**AIM:**
In the records below, find the line with "Output the Python" and the line with "CACOAL_Y = [-10, 4, 6, 14, 20, 845, 1520]"; return exactly those lines and every line between them.

======

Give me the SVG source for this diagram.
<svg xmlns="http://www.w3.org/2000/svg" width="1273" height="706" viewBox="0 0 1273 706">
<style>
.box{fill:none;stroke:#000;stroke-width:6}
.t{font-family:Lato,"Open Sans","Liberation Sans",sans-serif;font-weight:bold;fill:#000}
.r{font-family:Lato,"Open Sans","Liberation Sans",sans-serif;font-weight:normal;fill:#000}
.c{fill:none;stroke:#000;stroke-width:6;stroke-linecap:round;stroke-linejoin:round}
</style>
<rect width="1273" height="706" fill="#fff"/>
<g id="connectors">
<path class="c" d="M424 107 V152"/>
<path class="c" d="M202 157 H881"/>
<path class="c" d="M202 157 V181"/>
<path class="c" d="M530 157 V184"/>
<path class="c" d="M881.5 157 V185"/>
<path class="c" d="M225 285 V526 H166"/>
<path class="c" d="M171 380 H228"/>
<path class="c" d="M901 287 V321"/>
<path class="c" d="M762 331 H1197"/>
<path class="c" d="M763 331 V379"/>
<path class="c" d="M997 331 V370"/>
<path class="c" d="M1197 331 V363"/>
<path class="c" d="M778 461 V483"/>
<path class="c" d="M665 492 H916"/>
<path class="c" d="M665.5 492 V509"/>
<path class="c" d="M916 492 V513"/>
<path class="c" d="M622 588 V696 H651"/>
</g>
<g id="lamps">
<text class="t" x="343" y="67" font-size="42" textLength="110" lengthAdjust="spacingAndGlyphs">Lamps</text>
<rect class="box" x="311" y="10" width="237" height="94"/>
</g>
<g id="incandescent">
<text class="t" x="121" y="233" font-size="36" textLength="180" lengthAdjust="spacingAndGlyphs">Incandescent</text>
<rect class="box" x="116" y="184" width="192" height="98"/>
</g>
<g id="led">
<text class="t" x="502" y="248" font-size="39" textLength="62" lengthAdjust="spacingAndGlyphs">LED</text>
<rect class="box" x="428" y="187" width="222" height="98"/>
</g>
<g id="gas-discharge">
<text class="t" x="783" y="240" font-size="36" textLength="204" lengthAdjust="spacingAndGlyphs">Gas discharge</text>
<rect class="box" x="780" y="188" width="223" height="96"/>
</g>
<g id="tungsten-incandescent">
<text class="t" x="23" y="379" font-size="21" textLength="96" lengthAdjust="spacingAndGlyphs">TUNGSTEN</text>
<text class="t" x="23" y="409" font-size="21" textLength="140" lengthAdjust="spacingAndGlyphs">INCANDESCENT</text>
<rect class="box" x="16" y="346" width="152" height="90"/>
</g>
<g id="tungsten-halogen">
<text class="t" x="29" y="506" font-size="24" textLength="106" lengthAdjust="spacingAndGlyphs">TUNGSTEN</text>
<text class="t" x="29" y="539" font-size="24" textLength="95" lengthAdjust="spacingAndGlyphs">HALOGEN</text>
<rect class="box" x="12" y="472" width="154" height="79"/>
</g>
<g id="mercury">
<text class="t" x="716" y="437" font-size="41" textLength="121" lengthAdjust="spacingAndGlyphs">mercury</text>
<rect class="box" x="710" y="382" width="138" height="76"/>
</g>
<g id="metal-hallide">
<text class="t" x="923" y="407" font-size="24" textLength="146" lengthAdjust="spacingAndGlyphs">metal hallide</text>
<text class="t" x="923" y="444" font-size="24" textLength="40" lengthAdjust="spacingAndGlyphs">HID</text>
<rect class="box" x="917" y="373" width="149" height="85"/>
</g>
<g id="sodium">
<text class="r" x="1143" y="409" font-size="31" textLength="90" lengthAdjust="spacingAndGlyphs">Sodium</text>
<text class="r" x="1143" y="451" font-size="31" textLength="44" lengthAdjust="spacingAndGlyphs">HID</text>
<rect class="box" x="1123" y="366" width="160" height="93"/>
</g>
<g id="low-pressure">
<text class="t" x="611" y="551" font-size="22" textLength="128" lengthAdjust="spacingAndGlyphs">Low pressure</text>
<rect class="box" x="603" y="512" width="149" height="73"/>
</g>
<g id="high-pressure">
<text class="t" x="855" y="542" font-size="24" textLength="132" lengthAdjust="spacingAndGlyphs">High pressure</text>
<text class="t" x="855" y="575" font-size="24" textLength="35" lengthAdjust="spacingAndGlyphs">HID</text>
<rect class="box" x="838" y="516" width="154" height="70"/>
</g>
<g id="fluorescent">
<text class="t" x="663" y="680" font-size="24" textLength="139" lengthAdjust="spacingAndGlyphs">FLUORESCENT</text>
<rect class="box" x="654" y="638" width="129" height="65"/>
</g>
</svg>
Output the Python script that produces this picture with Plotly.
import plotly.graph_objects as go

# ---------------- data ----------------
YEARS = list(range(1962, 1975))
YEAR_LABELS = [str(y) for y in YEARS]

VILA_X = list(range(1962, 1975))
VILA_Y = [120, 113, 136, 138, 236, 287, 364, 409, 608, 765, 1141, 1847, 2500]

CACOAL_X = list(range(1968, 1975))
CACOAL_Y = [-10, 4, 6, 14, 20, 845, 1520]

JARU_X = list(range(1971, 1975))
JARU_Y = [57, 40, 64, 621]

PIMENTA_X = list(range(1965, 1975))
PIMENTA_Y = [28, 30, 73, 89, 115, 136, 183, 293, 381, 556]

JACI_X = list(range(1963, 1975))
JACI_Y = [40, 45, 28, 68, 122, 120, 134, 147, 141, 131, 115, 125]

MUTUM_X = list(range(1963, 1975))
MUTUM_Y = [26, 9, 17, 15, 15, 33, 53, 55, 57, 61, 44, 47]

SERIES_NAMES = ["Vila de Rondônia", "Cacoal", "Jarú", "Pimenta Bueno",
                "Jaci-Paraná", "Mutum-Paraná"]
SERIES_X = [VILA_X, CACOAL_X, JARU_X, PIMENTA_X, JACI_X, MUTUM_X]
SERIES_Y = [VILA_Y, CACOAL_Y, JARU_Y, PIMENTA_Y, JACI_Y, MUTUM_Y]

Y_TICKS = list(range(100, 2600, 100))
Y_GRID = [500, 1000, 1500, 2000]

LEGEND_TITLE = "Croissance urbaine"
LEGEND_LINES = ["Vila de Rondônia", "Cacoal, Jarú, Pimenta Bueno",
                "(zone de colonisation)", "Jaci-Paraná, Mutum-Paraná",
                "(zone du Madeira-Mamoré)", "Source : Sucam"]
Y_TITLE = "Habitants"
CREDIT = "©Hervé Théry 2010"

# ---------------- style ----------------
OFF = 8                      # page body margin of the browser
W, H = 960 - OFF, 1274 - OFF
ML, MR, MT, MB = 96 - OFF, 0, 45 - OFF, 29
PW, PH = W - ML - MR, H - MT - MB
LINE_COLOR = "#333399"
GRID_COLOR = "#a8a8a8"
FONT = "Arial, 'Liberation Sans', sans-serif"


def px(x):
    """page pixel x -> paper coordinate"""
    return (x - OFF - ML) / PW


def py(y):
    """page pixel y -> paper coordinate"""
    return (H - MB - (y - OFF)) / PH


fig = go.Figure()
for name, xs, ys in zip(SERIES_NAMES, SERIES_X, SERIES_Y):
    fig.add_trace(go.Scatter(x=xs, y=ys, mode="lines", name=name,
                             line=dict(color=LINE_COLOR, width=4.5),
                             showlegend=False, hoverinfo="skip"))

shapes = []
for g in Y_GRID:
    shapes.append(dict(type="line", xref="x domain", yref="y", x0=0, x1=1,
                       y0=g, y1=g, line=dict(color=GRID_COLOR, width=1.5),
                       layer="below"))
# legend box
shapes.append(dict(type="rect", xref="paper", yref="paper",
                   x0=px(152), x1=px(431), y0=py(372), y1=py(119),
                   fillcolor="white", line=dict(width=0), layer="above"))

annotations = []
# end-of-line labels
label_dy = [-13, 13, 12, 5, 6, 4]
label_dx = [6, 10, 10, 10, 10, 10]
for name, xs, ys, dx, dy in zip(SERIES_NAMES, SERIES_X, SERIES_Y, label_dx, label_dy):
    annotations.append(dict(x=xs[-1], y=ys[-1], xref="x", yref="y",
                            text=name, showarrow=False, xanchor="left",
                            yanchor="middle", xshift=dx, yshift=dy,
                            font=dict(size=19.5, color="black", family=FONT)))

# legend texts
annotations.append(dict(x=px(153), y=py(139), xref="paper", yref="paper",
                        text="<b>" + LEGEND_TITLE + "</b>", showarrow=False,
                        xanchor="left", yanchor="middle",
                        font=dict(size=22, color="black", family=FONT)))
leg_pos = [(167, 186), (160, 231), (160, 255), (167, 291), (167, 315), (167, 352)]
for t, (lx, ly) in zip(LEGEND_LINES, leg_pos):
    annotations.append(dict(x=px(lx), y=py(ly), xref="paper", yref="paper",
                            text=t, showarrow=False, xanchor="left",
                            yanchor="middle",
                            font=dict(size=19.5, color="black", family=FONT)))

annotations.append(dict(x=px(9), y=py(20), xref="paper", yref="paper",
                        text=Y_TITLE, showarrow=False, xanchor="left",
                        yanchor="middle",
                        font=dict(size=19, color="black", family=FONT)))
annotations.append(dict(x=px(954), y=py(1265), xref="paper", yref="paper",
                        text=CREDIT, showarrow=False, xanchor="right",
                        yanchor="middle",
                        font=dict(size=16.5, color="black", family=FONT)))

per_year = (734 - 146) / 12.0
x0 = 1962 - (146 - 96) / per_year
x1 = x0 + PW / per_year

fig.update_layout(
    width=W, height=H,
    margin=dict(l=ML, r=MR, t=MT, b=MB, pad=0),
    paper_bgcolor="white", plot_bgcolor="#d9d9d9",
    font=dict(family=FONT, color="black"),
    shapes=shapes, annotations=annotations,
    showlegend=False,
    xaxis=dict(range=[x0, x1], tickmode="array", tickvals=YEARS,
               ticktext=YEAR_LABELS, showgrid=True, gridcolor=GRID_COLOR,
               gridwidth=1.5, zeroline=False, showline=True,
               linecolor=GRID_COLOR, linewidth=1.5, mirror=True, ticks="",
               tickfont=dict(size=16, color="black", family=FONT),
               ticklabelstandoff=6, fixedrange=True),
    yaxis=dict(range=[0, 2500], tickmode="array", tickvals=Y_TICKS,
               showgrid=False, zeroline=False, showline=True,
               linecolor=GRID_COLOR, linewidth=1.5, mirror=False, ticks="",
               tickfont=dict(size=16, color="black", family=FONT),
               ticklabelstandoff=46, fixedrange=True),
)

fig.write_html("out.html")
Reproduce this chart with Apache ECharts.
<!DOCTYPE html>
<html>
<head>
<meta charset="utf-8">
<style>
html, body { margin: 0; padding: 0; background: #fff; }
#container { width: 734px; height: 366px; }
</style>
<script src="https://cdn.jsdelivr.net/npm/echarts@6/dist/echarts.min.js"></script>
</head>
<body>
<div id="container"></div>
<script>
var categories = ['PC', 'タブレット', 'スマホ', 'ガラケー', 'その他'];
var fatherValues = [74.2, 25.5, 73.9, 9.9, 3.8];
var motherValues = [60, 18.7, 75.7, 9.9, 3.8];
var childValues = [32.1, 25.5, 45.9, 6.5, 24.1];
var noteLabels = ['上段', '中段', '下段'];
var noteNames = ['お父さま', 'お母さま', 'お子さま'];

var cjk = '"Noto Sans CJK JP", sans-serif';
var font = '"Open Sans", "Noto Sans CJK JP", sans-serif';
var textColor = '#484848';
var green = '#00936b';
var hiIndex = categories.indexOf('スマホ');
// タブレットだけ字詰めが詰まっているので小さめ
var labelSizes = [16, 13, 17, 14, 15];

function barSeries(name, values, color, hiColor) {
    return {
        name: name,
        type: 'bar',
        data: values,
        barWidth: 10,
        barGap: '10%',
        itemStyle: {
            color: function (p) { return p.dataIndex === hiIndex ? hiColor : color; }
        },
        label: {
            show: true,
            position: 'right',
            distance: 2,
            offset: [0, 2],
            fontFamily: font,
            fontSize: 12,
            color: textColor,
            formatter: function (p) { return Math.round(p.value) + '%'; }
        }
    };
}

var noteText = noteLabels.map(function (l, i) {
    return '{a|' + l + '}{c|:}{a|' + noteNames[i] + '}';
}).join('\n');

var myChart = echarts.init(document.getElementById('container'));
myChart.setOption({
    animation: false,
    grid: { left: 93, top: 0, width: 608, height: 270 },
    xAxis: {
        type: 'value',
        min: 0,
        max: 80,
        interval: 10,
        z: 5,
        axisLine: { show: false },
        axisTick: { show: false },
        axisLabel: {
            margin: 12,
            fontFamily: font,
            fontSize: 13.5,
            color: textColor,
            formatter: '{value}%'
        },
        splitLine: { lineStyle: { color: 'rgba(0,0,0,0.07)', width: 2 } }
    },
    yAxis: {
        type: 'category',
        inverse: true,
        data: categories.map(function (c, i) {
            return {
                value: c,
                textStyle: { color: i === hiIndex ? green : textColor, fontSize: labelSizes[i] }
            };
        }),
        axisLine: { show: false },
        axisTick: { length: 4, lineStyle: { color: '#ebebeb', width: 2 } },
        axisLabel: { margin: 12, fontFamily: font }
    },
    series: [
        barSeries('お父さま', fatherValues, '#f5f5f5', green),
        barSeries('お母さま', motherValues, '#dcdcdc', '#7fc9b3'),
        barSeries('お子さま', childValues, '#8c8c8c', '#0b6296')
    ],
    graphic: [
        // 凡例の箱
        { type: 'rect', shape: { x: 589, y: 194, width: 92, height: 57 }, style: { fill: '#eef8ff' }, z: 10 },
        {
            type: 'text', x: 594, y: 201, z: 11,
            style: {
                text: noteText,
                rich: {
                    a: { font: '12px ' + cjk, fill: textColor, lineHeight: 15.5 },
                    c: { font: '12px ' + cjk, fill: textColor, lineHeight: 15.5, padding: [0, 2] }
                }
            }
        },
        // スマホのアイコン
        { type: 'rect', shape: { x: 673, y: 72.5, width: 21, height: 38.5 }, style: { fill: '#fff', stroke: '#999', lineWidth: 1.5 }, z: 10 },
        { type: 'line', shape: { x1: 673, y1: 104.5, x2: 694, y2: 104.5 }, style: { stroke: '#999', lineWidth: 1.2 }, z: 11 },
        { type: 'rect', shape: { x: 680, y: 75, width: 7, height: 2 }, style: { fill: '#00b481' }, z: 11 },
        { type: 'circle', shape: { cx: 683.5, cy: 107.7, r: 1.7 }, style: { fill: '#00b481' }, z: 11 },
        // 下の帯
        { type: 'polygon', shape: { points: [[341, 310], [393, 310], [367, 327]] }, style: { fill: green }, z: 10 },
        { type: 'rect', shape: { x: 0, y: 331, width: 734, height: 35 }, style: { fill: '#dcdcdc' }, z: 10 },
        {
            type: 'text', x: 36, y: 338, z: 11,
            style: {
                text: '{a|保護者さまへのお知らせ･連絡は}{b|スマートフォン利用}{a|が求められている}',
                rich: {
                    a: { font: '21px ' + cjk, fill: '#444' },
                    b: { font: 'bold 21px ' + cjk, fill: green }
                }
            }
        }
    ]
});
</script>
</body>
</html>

======

**RESPONSE TO THE TASK:**
Output the Python script that produces this picture with Plotly.
import plotly.graph_objects as go

# ---------------- data ----------------
YEARS = list(range(1962, 1975))
YEAR_LABELS = [str(y) for y in YEARS]

VILA_X = list(range(1962, 1975))
VILA_Y = [120, 113, 136, 138, 236, 287, 364, 409, 608, 765, 1141, 1847, 2500]

CACOAL_X = list(range(1968, 1975))
CACOAL_Y = [-10, 4, 6, 14, 20, 845, 1520]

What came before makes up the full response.